Le Président de l’Union Turkmène Alevi-Bektachi Özdemir Özdemir aurait d’ailleurs confié à « Yeni Akit » : « Ils essayent de transformer la région en un foyer arménien. Les Arméniens, par le biais du PKK, cherchent à se venger des Kurdes. Le HDP et le PKK essayent de transformer en enfer l’Anatolie de l’Est et du Sud-est pour nos frères Kurdes musulmans, en détruisant et incendiant leurs maisons. Aujourd’hui, nous nous rendons compte que le PKK installe, dans ces régions, des citoyens turcs d’origine arménienne qui se présentent comme étant des « Kurdes » ou des « Kurdes alévis ».

De son côté, le Président de l’Union des journalistes de l’Anatolie du Sud Zeynel Abidin Kiymaz, a dit : « Le HDP soi-disant protège les Kurdes mais en réalité il joue à l’arménité. Ceci constitue seulement une petite partie d’un grand projet. L’organisation terroriste PKK est en accord avec le HDP et le souhait de ces deux groupes est de vider cette zone de sa population kurde ».

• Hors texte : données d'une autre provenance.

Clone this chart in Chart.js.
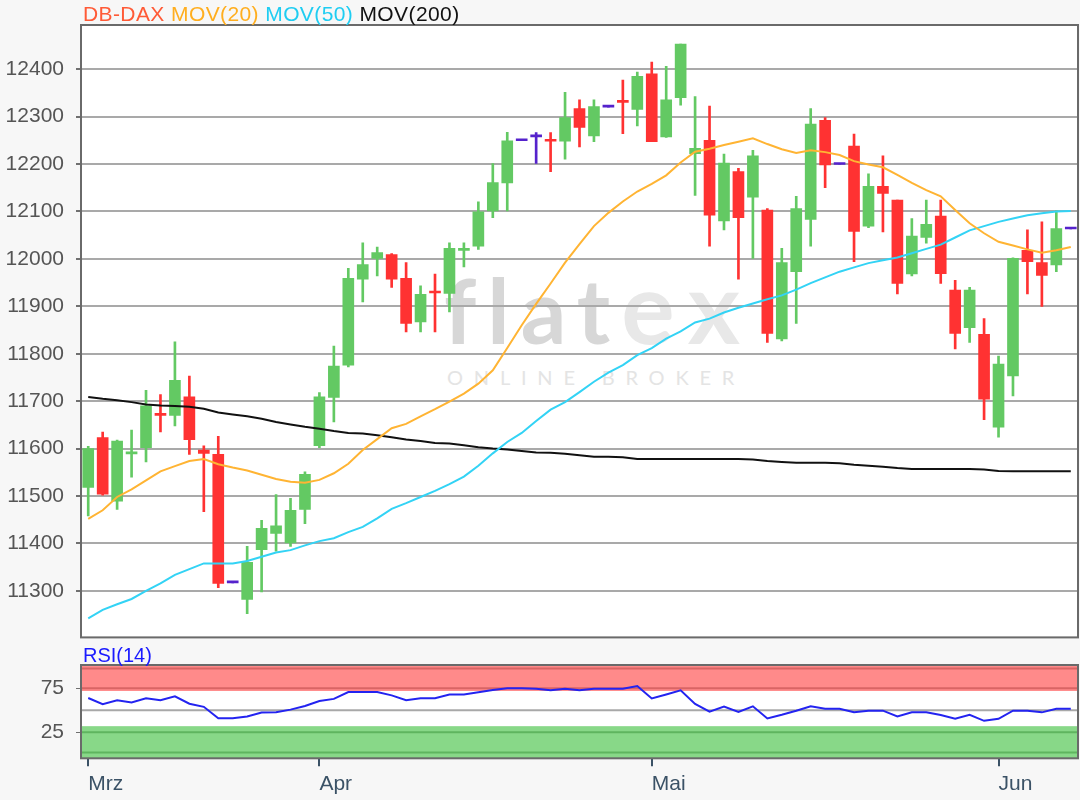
<!DOCTYPE html>
<html>
<head>
<meta charset="utf-8">
<script src="https://cdn.jsdelivr.net/npm/chart.js@4.4.1/dist/chart.umd.min.js"></script>
<style>
  body { margin: 0; background: #f7f7f7; font-family: "Liberation Sans", Arial, sans-serif; }
  #page { position: relative; width: 1080px; height: 800px; overflow: hidden; }
  .plotbg { position: absolute; background: #fff; }
  canvas { position: absolute; left: 0; }
  .title { position: absolute; font-size: 21px; line-height: 21px; letter-spacing: 0.4px; white-space: nowrap; }
  .wm { position: absolute; white-space: nowrap; }
</style>
</head>
<body>
<div id="page">
  <div class="plotbg" style="left:81px;top:25px;width:997px;height:612px"></div>
  <div class="plotbg" style="left:81px;top:665px;width:997px;height:93px"></div>
  <div class="wm" style="left:444px;top:260px;font:700 90px/90px Lato, sans-serif;letter-spacing:11px"><span style="color:#d7d7d7">flat</span><span style="color:#e8e8e8;font-size:100px;letter-spacing:14px">ex</span></div>
  <div class="wm" style="left:447px;top:367px;font:400 20px/20px Lato, sans-serif;letter-spacing:10.8px;color:#e4e4e4">ONLINE BROKER</div>
  <canvas id="mainChart" width="1080" height="662" style="top:0"></canvas>
  <canvas id="rsiChart" width="1080" height="160" style="top:640px"></canvas>
  <div class="title" style="left:83px;top:3px">
    <span style="color:#ff5a36">DB-DAX</span>
    <span style="color:#ffae1f">MOV(20)</span>
    <span style="color:#1fcdf2">MOV(50)</span>
    <span style="color:#111">MOV(200)</span>
  </div>
  <div class="title" style="left:83px;top:645px;font-size:20px;line-height:20px;letter-spacing:0;color:#1a1aff">RSI(14)</div>
</div>
<script>
// daily candles, DB-DAX (Mar - Jun)
var open = [11518, 11623, 11489, 11589, 11602, 11673, 11670, 11709, 11597, 11588,
            11317, 11282, 11387, 11421, 11401, 11472, 11606, 11708, 11776, 11957,
            12001, 12009, 11959, 11867, 11931, 11927, 12018, 12027, 12101, 12160,
            12249, 12257, 12250, 12248, 12317, 12259, 12320, 12332, 12315, 12390,
            12257, 12340, 12222, 12250, 12080, 12184, 12130, 12103, 11831, 11973,
            12083, 12292, 12199, 12238, 12069, 12153, 12124, 11968, 12045, 12090,
            11934, 11855, 11841, 11645, 11753, 12018, 11992, 11987, 12063];
var high = [11605, 11635, 11618, 11639, 11723, 11714, 11825, 11753, 11606, 11626,
            11317, 11394, 11449, 11503, 11495, 11551, 11718, 11816, 11980, 12034,
            12025, 12011, 11992, 11943, 11968, 12034, 12034, 12120, 12201, 12267,
            12249, 12266, 12266, 12351, 12335, 12335, 12320, 12377, 12394, 12415,
            12406, 12453, 12342, 12322, 12221, 12191, 12229, 12106, 12022, 12132,
            12317, 12298, 12199, 12263, 12179, 12217, 12124, 12085, 12124, 12124,
            11955, 11940, 11874, 11795, 12002, 12061, 12078, 12101, 12063];
var low = [11458, 11502, 11472, 11540, 11572, 11635, 11648, 11588, 11467, 11307,
           11317, 11252, 11298, 11384, 11394, 11442, 11602, 11656, 11772, 11909,
           11964, 11940, 11846, 11846, 11846, 11888, 11983, 12020, 12087, 12101,
           12249, 12201, 12184, 12210, 12236, 12247, 12320, 12264, 12280, 12247,
           12256, 12324, 12134, 12027, 12061, 11957, 12001, 11824, 11827, 11864,
           12027, 12150, 12199, 11994, 12066, 12057, 11926, 11964, 12033, 11948,
           11810, 11824, 11661, 11624, 11711, 11926, 11900, 11973, 12063];
var close = [11600, 11504, 11616, 11592, 11690, 11670, 11744, 11619, 11590, 11316,
             11317, 11360, 11432, 11437, 11470, 11546, 11709, 11774, 11959, 11988,
             12013, 11957, 11864, 11925, 11928, 12022, 12022, 12099, 12161, 12249,
             12249, 12257, 12248, 12298, 12277, 12321, 12320, 12330, 12385, 12247,
             12335, 12453, 12233, 12092, 12202, 12087, 12217, 11843, 11992, 12106,
             12284, 12198, 12199, 12058, 12153, 12138, 11948, 12048, 12073, 11969,
             11843, 11934, 11704, 11778, 12001, 11994, 11965, 12064, 12063];

var mov20 = [11452, 11470, 11498, 11514, 11533, 11552, 11563, 11574, 11578, 11567,
             11560, 11554, 11545, 11536, 11530, 11528, 11534, 11548, 11568, 11597,
             11620, 11643, 11652, 11668, 11683, 11699, 11716, 11737, 11765, 11812,
             11860, 11905, 11948, 11992, 12031, 12069, 12097, 12121, 12142, 12158,
             12176, 12203, 12226, 12232, 12240, 12247, 12254, 12242, 12231, 12223,
             12229, 12225, 12219, 12206, 12199, 12193, 12177, 12160, 12145, 12132,
             12103, 12075, 12054, 12036, 12028, 12020, 12013, 12018, 12025];
var mov50 = [11242, 11260, 11272, 11283, 11300, 11316, 11334, 11346, 11358, 11358,
             11358, 11363, 11372, 11381, 11386, 11396, 11405, 11411, 11424, 11435,
             11453, 11473, 11485, 11498, 11511, 11525, 11541, 11564, 11590, 11614,
             11633, 11658, 11682, 11698, 11719, 11741, 11760, 11776, 11797, 11812,
             11832, 11847, 11866, 11874, 11887, 11897, 11906, 11915, 11923, 11935,
             11949, 11961, 11973, 11982, 11991, 11997, 12003, 12012, 12021, 12030,
             12045, 12060, 12069, 12078, 12085, 12092, 12096, 12100, 12101];
var mov200 = [11709, 11705, 11702, 11698, 11693, 11691, 11690, 11688, 11684, 11676,
              11672, 11668, 11663, 11656, 11651, 11646, 11642, 11637, 11633, 11632,
              11628, 11624, 11619, 11616, 11612, 11611, 11607, 11603, 11600, 11598,
              11595, 11592, 11591, 11589, 11586, 11583, 11583, 11582, 11578, 11578,
              11578, 11578, 11578, 11578, 11578, 11578, 11577, 11574, 11572, 11570,
              11570, 11570, 11569, 11566, 11564, 11562, 11559, 11557, 11557, 11557,
              11557, 11557, 11556, 11553, 11552, 11552, 11552, 11552, 11552];
var rsi14 = [64, 57, 61.5, 59, 63.8, 61.5, 66, 57.5, 54, 41,
             41, 43, 47.5, 47.7, 50.8, 55, 60.5, 63, 70.8, 70.8,
             70.8, 67, 61.5, 63.8, 63.8, 68, 68, 70.5, 73, 75,
             75, 74.6, 72.7, 74.6, 72.7, 74.6, 74.6, 74.6, 77.7, 63.5,
             68, 72.7, 57.3, 48.5, 54.2, 48.1, 54.6, 40.8, 45, 49.6,
             54.6, 51.9, 51.9, 47.8, 49.6, 49.6, 43, 47.7, 47.7, 44.6,
             40.4, 45, 38.1, 40.4, 49.6, 49.6, 47.7, 51.9, 51.9];

var priceTicks = [11300, 11400, 11500, 11600, 11700, 11800, 11900, 12000, 12100, 12200, 12300, 12400];
var monthLabels = ["Mrz", "Apr", "Mai", "Jun"];
var monthIndex = [0, 16, 39, 63];
var rsiTicks = [25, 75];
var rsiBands = [
    { from: 72, to: 101.5, color: "#ff8a8a" },
    { from: -4.5, to: 32, color: "#88d888" }
];
var rsiLines = [
    { value: 97.5, color: "#d96464" },
    { value: 75, color: "#d96464" },
    { value: 50, color: "#a8a8a8" },
    { value: 25, color: "#5fb55f" },
    { value: 2, color: "#5fb55f" }
];

var categories = open.map(function (v, i) { return "T" + (i + 1); });
var bodies = open.map(function (o, i) { return [o, close[i]]; });
var wicks = low.map(function (l, i) { return [l, high[i]]; });
var candleColors = open.map(function (o, i) {
    if (close[i] > o) return "#63c963";
    if (close[i] < o) return "#ff3232";
    return "#5522cc";
});

Chart.defaults.font.family = '"Liberation Sans", Arial, sans-serif';
Chart.defaults.animation = false;

var framePlugin = {
    id: "frame",
    afterDraw: function (chart) {
        var a = chart.chartArea, ctx = chart.ctx;
        ctx.save();
        ctx.strokeStyle = "#6a6a6a";
        ctx.lineWidth = 2;
        ctx.strokeRect(a.left, a.top, a.right - a.left, a.bottom - a.top);
        ctx.restore();
    }
};

var bandsPlugin = {
    id: "bands",
    beforeDatasetsDraw: function (chart) {
        var a = chart.chartArea, ctx = chart.ctx, y = chart.scales.y;
        ctx.save();
        rsiBands.forEach(function (b) {
            var y1 = y.getPixelForValue(b.to), y2 = y.getPixelForValue(b.from);
            ctx.fillStyle = b.color;
            ctx.fillRect(a.left, y1, a.right - a.left, y2 - y1);
        });
        ctx.lineWidth = 2;
        rsiLines.forEach(function (l) {
            var py = y.getPixelForValue(l.value);
            ctx.strokeStyle = l.color;
            ctx.beginPath();
            ctx.moveTo(a.left, py);
            ctx.lineTo(a.right, py);
            ctx.stroke();
        });
        ctx.restore();
    }
};

function lineSet(data, color, order) {
    return { type: "line", data: data, borderColor: color, borderWidth: 2,
             pointRadius: 0, tension: 0, fill: false, order: order };
}

new Chart(document.getElementById("mainChart"), {
    type: "bar",
    data: {
        labels: categories,
        datasets: [
            lineSet(mov200, "#111111", 3),
            lineSet(mov50, "#33d3f5", 2),
            lineSet(mov20, "#ffb433", 1),
            { data: bodies, backgroundColor: candleColors, barThickness: 11, minBarLength: 2,
              grouped: false, borderWidth: 0, order: 4 },
            { data: wicks, backgroundColor: candleColors, barThickness: 2,
              grouped: false, borderWidth: 0, order: 5 }
        ]
    },
    options: {
        responsive: false,
        layout: { padding: { top: 25, right: 2, bottom: 0, left: 0 } },
        plugins: { legend: { display: false }, tooltip: { enabled: false } },
        scales: {
            x: { display: false, offset: true, grid: { display: false } },
            y: {
                min: 11202, max: 12493,
                afterFit: function (s) { s.width = 81; },
                afterBuildTicks: function (s) { s.ticks = priceTicks.map(function (v) { return { value: v }; }); },
                border: { display: false },
                grid: { color: "#a9a9a9", lineWidth: 2, tickLength: 5, tickColor: "#707070" },
                ticks: { color: "#555", padding: 12, font: { size: 21 },
                         callback: function (v) { return String(v); } }
            }
        }
    },
    plugins: [framePlugin]
});

new Chart(document.getElementById("rsiChart"), {
    type: "line",
    data: {
        labels: categories,
        datasets: [{ data: rsi14, borderColor: "#2323f0", borderWidth: 2, pointRadius: 0, tension: 0, fill: false }]
    },
    options: {
        responsive: false,
        layout: { padding: { top: 25, right: 2, bottom: 0, left: 0 } },
        plugins: { legend: { display: false }, tooltip: { enabled: false } },
        scales: {
            x: {
                offset: true,
                afterFit: function (s) { s.height = 41.7; },
                border: { display: false },
                grid: {
                    drawOnChartArea: false, tickLength: 8, lineWidth: 2,
                    color: function (c) { return c.tick && c.tick.label ? "#3b5266" : "rgba(0,0,0,0)"; }
                },
                ticks: {
                    autoSkip: false, maxRotation: 0, align: "start", padding: 5,
                    color: "#3b5266", font: { size: 21 },
                    callback: function (v, i) {
                        var k = monthIndex.indexOf(i);
                        return k >= 0 ? monthLabels[k] : "";
                    }
                }
            },
            y: {
                min: -4.5, max: 101.5,
                afterFit: function (s) { s.width = 81; },
                afterBuildTicks: function (s) { s.ticks = rsiTicks.map(function (v) { return { value: v }; }); },
                border: { display: false },
                grid: { drawOnChartArea: false, tickLength: 5, tickColor: "#707070" },
                ticks: { color: "#555", padding: 12, font: { size: 21 } }
            }
        }
    },
    plugins: [bandsPlugin, framePlugin]
});
</script>
</body>
</html>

Après les dernières déclarations martiales du président Erdogan tant sur « l’unité nationale », la nécessité de « nettoyage » de la zone kurde, que sur le modèle que constituerait l’Allemagne hitlérienne, les délires fascistes comme ceux publiés dans « Yeni Akit » sont pris très au sérieux par les observateurs. Ils pourraient faire office de chiffon rouge dans le contexte actuel et représenter un danger majeur pour les minorités, au premier rang desquelles les Arméniens.

Passés au crible, les propos de « Yeni Akit » ne réaffirment rien de moins que l’unité des peuples turcs et kurdes autour de l’Islam, soumis à un même danger. Car devant eux se dresserait une hydre à trois têtes constituées du HDP, du PKK et … de l’Arménien, éternel conspirateur qui, au nom on ne sait de quel « grand projet » persécute le peuple kurde ô combien cher au peuple turc, en les expulsant de leurs terres et en incendiant et détruisant leurs maisons.

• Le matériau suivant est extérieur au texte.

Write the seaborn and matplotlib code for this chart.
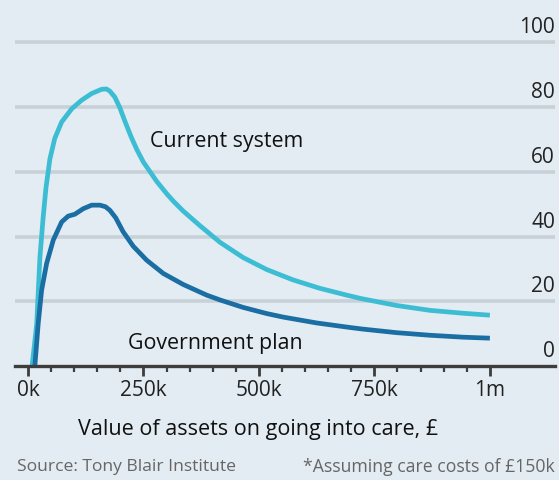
import numpy as np
import pandas as pd
import matplotlib
matplotlib.use('Agg')
import matplotlib.pyplot as plt
import seaborn as sns

# ─────────────────────────────────────────────
# DATA  (assets in £k, share of assets lost, %)
# ─────────────────────────────────────────────
current_x = [9, 19, 26, 33, 39, 47.6, 58, 73, 95, 116, 138, 159.5, 170, 177.5,
             188, 199, 210, 224, 236, 250, 279, 300, 315, 336, 372, 416, 466,
             517, 574, 632, 690, 719, 798, 870, 942, 1000]
current_y = [0, 13, 33.7, 46, 55, 64, 70.3, 75.4, 79.5, 82.1, 84.2, 85.5, 85.6,
             84.9, 83.1, 79.8, 75.6, 70.6, 66.8, 63.0, 57.0, 53.3, 50.9, 47.9,
             43.4, 38.2, 33.5, 29.8, 26.6, 24.0, 21.9, 20.9, 18.7, 17.2, 16.3, 15.7]

gov_x = [15, 22.3, 29.7, 40.5, 54.8, 73, 87, 101.7, 119.7, 138, 156, 168,
         177.5, 190, 206, 228, 257, 293, 336, 387, 416, 466, 517, 553, 625,
         697, 725, 798, 870, 942, 1000]
gov_y = [0, 13.2, 23.5, 31.7, 38.9, 44.5, 46.3, 46.9, 48.6, 49.7, 49.7, 49.2,
         48.1, 45.8, 41.5, 37, 32.7, 28.6, 25.2, 21.9, 20.4, 18.1, 16.2, 15.1,
         13.3, 11.9, 11.4, 10.3, 9.5, 8.9, 8.6]

x_ticks = [0, 250, 500, 750, 1000]
x_labels = ['0k', '250k', '500k', '750k', '1m']
y_ticks = [0, 20, 40, 60, 80, 100]

df = pd.concat([
    pd.DataFrame({'assets': current_x, 'pct': current_y, 'series': 'Current system'}),
    pd.DataFrame({'assets': gov_x, 'pct': gov_y, 'series': 'Government plan'}),
])

# ─────────────────────────────────────────────
# STYLE
# ─────────────────────────────────────────────
sns.set_style('white')
plt.rcParams['font.family'] = ['Open Sans', 'DejaVu Sans']
bg = '#e2ecf2'
palette = {'Current system': '#3cbdd3', 'Government plan': '#1a6ea3'}

fig = plt.figure(figsize=(5.59, 4.80), dpi=100)
fig.patch.set_facecolor(bg)
ax = fig.add_axes([15/559, 114/480, 540/559, 356/480])
ax.set_facecolor(bg)

ax.set_yticks(y_ticks[1:])
ax.yaxis.grid(True, color='#c8d1d8', lw=2.6)
ax.set_axisbelow(True)

sns.lineplot(data=df, x='assets', y='pct', hue='series', palette=palette,
             lw=3.4, legend=False, ax=ax, sort=False, estimator=None)
for ln in ax.lines:
    ln.set_clip_on(False)
    ln.set_solid_capstyle('butt')
    ln.set_solid_joinstyle('round')

ax.set_xlim(-28, 1141)
ax.set_ylim(0, 110)

for s in ['top', 'left', 'right']:
    ax.spines[s].set_visible(False)
ax.spines['bottom'].set_color('#3d3d3d')
ax.spines['bottom'].set_linewidth(2.4)
ax.spines['bottom'].set_zorder(5)

ax.set_xticks(x_ticks)
ax.set_xticklabels(x_labels, fontsize=15, color='#222222')
ax.set_xticks(np.arange(0, 1001, 50), minor=True)
ax.tick_params(axis='x', which='major', direction='out', length=7, width=2,
               color='#3d3d3d', pad=3, bottom=True)
ax.tick_params(axis='x', which='minor', direction='out', length=4.5, width=1.6,
               color='#3d3d3d', bottom=True)
ax.tick_params(axis='y', left=False, labelleft=False)
ax.set_xlabel('')
ax.set_ylabel('')

ytr = ax.get_yaxis_transform()
for v in y_ticks:
    ax.text(1.0, v + 1.2, str(v), transform=ytr, ha='right', va='bottom',
            fontsize=15, color='#222222')

ax.text(150/559, (480-142)/480, 'Current system', transform=fig.transFigure,
        ha='left', va='center', fontsize=15.4, color='#111111')
ax.text(128/559, (480-344)/480, 'Government plan', transform=fig.transFigure,
        ha='left', va='center', fontsize=15.4, color='#111111')

fig.text(258/559, (480-430)/480, 'Value of assets on going into care, £',
         ha='center', va='center', fontsize=15.5, color='#111111')
fig.text(17/559, (480-467)/480, 'Source: Tony Blair Institute',
         ha='left', va='center', fontsize=12.6, color='#666666')
fig.text(555/559, (480-467)/480, '*Assuming care costs of £150k',
         ha='right', va='center', fontsize=12.7, color='#666666')

plt.savefig('out.png', dpi=100, facecolor=bg)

L’absurdité, l’incohérence, les contradictions de ces allégations dénuées de tout fondement paraîtraient simplement grotesques, si elles ne rappelaient pas le préambule de ce qui fut la période la plus sombre de notre Histoire. Avec cette différence majeure qu’il ne reste plus d’Arméniens sur leurs terres ancestrales – ou si peu qu’on peut se demander comment le sentiment anti-arménien peut encore, un siècle après le génocide de 1915, continuer à servir de ciment national.

Pourtant, le constat est sans appel : à nouveau les vieux remèdes sont administrés, aussi dangereux qu’illusoire, à savoir en l’espèce l’inoculation dans l’opinion de la théorie du complot arménien, alors que le pays est confronté à une crise intercommunautaire sans précédent. Une crise au demeurant provoqué par la mégalomanie de son plus haut dirigeant, dans la seule optique de conserver le pouvoir.